Di, 10. Mär. 2015
Aachener Nachrichten – Stadt / Titel Aachen / Seite 1
Salafisten gehen auf Seelenfang
Polizei und Sicherheitsbehörden sind gegen die Propaganda der Koran-Verteiler relativ machtlos. Auch in der Region haben sie vor allem junge labile Menschen im Visier. Aachen gilt als eine der Hochburgen in NRW.
Von Marco Rose
Aachen/Düren. Mit gezielter Propaganda gehen Salafisten auch in der Region auf Seelenfang. Nahezu wöchentlich sind die Koran-Verteiler des radikalen Kölner Predigers Ibrahim Abou-Nagie in Aachen, zuletzt meist jedoch in Düren unterwegs, um vor allem junge und labile Menschen für ihre Bewegung zu gewinnen. In Düren liegt das Propaganda-Material inzwischen sogar in zwei Supermärkten im Bahnhofsviertel aus.

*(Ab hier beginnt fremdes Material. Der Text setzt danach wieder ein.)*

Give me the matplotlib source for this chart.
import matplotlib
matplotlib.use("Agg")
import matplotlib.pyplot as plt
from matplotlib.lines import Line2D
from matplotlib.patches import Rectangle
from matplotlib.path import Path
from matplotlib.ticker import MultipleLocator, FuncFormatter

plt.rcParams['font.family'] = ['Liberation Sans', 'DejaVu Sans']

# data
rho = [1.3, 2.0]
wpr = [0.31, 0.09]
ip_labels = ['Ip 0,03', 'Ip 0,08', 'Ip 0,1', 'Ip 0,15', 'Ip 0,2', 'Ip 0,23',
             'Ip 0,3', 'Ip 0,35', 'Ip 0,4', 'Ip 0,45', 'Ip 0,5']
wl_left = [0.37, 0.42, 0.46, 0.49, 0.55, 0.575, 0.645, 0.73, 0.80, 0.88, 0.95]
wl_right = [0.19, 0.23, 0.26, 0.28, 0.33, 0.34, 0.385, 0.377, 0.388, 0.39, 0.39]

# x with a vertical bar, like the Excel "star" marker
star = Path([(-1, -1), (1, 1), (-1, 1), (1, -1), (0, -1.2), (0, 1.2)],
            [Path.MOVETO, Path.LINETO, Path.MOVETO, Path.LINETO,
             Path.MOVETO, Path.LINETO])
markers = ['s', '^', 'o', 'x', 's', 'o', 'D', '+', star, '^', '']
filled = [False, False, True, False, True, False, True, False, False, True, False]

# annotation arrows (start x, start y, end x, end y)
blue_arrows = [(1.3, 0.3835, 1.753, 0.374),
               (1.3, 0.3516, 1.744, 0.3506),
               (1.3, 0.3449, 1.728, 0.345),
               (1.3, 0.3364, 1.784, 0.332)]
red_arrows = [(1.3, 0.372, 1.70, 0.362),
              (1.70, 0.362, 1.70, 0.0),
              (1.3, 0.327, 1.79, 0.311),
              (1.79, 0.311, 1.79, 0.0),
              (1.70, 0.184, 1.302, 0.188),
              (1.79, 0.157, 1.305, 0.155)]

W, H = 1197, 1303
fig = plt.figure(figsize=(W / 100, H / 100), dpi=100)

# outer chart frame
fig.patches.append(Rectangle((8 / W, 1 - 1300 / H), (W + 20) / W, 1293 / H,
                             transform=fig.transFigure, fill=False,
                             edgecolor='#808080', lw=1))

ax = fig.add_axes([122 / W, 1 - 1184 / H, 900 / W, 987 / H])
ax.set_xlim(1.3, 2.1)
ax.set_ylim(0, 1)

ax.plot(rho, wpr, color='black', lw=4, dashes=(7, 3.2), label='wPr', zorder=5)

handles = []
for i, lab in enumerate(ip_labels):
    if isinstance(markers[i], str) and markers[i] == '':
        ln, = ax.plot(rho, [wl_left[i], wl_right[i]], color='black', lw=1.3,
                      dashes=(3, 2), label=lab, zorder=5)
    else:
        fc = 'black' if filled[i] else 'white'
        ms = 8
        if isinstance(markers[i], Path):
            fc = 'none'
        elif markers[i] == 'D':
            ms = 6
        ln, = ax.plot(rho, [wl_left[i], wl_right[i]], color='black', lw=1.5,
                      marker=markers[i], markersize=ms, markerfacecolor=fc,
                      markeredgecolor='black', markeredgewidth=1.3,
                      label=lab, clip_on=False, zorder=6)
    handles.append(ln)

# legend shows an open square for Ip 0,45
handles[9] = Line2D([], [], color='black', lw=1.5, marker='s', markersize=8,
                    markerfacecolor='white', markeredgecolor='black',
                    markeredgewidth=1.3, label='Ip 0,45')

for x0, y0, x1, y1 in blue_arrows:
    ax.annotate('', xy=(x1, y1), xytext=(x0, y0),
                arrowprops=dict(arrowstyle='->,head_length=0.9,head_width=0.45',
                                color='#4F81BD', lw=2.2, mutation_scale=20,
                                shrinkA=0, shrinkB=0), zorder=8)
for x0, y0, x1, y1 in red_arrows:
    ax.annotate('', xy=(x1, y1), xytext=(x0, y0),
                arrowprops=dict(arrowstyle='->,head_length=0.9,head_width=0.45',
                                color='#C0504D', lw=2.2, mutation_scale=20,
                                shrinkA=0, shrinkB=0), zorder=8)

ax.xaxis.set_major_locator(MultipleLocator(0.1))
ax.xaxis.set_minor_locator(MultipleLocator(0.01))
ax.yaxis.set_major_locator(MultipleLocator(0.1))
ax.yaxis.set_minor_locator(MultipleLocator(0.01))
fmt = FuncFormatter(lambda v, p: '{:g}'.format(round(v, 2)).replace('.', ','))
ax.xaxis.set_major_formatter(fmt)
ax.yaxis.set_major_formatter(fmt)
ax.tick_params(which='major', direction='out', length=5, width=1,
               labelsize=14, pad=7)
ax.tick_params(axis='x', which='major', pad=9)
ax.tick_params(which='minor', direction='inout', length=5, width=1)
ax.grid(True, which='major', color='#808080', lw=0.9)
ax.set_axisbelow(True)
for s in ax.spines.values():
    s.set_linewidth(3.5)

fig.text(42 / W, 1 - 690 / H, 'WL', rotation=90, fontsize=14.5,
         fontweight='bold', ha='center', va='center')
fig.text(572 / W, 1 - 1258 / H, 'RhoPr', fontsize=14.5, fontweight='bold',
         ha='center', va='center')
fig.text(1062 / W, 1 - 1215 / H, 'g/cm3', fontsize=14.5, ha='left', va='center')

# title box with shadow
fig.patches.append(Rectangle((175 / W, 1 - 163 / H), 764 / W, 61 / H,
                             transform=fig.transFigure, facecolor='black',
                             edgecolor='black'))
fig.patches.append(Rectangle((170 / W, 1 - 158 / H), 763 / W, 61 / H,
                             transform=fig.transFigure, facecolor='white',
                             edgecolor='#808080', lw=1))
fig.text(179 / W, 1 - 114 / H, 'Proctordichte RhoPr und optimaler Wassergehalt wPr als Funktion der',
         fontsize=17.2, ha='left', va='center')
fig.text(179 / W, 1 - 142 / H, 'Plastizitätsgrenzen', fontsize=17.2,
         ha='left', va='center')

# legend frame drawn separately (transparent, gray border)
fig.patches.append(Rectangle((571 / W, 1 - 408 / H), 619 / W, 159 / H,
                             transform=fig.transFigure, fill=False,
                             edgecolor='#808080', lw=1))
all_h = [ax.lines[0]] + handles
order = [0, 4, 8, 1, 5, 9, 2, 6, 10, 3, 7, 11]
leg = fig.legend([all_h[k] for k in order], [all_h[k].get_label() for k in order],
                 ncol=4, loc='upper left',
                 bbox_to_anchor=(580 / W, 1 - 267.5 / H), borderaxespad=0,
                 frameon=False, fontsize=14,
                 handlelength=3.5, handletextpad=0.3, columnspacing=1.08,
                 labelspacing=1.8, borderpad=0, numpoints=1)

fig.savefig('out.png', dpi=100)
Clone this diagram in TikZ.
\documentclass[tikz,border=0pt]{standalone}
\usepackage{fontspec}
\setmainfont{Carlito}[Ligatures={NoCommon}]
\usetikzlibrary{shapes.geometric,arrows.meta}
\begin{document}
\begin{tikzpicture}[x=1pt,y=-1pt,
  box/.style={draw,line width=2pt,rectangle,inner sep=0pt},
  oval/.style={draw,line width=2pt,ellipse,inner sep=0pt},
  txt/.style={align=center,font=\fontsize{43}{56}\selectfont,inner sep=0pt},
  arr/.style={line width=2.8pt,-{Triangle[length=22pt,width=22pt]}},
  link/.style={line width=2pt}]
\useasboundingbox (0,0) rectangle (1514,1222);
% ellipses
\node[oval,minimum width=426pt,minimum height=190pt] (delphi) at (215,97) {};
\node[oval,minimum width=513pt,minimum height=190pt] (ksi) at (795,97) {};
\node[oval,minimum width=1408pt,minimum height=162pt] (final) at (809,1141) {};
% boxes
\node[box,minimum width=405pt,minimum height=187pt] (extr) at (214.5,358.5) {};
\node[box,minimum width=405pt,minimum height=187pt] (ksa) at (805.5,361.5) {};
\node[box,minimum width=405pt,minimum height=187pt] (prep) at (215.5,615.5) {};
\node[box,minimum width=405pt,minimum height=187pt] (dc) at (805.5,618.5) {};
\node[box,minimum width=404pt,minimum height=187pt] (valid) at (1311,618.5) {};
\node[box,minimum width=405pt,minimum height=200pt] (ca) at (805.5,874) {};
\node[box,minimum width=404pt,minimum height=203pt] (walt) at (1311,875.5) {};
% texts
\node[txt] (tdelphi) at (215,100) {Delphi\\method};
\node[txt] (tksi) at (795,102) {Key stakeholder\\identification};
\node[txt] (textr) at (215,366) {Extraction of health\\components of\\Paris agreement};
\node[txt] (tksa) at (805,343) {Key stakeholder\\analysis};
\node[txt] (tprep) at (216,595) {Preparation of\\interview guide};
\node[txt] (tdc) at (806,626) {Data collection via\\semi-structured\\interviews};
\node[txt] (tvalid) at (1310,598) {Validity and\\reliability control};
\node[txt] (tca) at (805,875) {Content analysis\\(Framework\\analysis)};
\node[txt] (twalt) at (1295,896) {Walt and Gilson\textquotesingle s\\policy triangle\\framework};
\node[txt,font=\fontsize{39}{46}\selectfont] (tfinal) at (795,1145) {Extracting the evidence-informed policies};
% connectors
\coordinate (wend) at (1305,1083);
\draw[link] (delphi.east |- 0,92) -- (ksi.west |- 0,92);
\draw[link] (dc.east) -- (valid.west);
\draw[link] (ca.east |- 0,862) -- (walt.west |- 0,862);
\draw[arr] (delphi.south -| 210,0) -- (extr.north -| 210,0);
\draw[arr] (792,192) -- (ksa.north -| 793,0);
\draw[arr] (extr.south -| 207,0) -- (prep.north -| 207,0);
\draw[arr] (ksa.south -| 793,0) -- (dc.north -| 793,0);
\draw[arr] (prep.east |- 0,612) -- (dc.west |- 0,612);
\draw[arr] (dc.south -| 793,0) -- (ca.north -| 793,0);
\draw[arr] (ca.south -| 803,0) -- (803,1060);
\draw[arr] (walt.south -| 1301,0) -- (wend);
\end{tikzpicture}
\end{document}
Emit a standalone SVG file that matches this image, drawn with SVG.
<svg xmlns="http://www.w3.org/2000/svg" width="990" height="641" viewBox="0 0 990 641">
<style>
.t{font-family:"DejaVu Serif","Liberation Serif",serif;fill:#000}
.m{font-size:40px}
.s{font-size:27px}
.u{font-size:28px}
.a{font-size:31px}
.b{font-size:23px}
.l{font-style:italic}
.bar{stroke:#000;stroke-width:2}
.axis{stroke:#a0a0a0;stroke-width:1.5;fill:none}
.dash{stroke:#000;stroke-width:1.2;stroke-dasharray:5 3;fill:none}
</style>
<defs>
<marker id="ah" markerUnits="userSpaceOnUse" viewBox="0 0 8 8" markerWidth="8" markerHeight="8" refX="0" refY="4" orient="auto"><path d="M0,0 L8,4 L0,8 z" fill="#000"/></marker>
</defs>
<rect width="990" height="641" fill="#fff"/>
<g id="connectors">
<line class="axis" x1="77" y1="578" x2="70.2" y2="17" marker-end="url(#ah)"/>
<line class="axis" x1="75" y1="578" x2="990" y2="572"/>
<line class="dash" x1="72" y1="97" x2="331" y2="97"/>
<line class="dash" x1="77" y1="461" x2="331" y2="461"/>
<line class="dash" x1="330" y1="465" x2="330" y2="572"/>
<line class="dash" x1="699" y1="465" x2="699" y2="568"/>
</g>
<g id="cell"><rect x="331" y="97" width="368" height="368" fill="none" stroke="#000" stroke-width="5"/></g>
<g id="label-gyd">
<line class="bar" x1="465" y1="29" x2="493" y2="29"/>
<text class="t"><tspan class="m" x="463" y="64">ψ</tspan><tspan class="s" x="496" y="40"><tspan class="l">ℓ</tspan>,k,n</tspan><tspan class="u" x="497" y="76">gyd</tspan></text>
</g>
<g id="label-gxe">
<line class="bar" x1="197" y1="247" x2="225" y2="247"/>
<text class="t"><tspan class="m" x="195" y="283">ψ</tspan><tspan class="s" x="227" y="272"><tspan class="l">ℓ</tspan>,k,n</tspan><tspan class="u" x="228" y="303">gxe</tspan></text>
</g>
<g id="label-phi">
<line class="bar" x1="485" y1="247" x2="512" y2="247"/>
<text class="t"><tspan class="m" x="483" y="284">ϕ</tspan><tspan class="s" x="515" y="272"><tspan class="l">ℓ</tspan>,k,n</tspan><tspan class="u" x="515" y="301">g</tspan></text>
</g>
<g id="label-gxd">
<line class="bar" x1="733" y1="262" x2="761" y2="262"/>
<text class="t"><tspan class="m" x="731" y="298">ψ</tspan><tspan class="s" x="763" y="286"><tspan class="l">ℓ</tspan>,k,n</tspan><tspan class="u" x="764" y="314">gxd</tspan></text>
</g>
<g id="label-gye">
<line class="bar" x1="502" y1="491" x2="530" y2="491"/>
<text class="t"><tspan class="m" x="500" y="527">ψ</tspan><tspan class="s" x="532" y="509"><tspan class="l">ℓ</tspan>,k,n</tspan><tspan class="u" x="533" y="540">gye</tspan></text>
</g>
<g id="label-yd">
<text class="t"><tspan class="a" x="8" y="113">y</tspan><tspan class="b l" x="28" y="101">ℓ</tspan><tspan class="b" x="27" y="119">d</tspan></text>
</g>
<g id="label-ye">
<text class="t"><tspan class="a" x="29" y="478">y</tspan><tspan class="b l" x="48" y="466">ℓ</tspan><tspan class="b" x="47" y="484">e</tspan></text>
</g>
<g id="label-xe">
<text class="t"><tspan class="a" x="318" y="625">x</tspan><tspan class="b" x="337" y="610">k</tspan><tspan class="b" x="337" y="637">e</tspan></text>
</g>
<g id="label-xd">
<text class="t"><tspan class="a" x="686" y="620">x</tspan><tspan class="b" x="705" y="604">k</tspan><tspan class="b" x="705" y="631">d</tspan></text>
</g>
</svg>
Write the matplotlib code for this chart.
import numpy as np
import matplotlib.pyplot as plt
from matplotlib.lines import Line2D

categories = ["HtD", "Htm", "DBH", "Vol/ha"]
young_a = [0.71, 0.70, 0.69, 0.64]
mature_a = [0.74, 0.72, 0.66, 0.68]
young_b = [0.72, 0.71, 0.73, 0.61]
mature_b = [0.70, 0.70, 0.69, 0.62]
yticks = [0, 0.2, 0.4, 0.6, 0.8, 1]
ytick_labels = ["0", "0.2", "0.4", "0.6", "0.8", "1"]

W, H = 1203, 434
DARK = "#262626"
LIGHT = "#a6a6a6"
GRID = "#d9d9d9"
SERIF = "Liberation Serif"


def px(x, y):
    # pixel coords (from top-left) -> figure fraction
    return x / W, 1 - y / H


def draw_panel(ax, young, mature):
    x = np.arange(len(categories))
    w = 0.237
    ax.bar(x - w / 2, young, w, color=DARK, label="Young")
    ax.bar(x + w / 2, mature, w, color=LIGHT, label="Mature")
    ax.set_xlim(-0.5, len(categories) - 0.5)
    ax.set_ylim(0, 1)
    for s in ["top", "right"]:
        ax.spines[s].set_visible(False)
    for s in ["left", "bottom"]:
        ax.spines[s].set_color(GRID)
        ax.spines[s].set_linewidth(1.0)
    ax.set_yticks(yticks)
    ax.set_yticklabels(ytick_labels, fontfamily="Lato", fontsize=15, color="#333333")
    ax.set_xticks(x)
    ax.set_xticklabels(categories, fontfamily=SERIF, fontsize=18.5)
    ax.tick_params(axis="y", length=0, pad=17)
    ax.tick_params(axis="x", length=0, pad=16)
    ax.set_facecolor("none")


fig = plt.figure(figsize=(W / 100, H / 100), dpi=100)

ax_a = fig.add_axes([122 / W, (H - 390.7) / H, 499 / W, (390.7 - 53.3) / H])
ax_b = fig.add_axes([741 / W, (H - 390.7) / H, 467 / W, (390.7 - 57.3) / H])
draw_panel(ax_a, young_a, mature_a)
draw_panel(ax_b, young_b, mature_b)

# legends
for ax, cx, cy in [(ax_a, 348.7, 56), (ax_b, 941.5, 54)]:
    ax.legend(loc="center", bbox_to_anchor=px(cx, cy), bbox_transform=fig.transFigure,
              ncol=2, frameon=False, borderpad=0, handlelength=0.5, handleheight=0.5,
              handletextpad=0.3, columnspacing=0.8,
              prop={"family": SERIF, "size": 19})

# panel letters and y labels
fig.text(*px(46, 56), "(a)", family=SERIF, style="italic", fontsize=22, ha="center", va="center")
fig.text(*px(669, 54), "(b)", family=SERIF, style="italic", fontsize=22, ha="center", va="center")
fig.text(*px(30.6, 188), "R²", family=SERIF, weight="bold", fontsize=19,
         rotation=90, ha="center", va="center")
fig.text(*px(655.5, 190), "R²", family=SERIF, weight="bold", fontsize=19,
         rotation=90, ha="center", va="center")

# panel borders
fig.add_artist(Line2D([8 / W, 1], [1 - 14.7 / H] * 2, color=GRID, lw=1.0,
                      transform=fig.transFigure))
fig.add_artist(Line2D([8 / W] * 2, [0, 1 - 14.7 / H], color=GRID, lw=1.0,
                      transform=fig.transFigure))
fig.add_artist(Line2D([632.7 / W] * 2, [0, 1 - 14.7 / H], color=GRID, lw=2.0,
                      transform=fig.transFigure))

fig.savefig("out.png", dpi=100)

Polizei und Sicherheitsbehörden sind gegen die Umtriebe der Salafisten in aller Regel machtlos, denn die Extremisten achten peinlichst genau darauf, keine Gesetze zu verletzen.
Im Netz fällt die Maske
Zuletzt hatte die Aachener Polizei im November vorigen Jahres nach Beschwerden von Bürgern reagiert, jedoch keinen Grund für ein Einschreiten erkennen können – obwohl man „personelle Überschneidungen“ mit der örtlichen Salafisten-Szene durchaus registriert hat. Bis zu 40 Islamisten beobachtet das Landesamt für Verfassungsschutz im Raum Aachen. Damit gilt die Hochschulstadt mit ihrem Umland als Hochburg der Extremisten in Nordrhein-Westfalen. Knapp zehn Personen werden nach jüngsten Aussagen dem „harten Kern“ zugerechnet.
Unterdessen lässt der Kölner Prediger Abou-Nagie, der inzwischen als führende Figur der Salafisten in Deutschland gilt und seit Jahren vom Verfassungsschutz beobachtet wird, erst im Internet die Maske fallen. Dort hetzt er gegen Ungläubige, pocht auf die Einführung der Scharia und fabuliert vom Dschihad, dem heiligen Krieg. Allerdings ist der gebürtige Palästinenser nach Ermittlungen wegen eines angeblichen Tötungsaufrufs vorsichtig geworden. Konkrete Aufrufe zu Terror und Dschihad finden sich auf seinen und den Seiten anderer bekannter Salafisten im Netz und den sozialen Medien nicht.
Trotzdem sind vor allem labile Jugendliche und Heranwachsende hier enorm gefährdet: Meist sind es nur einige wenige Klicks bis zu den einschlägigen Blogs oder Foren, in denen Gewalt gegen „Ungläubige“ propagiert wird.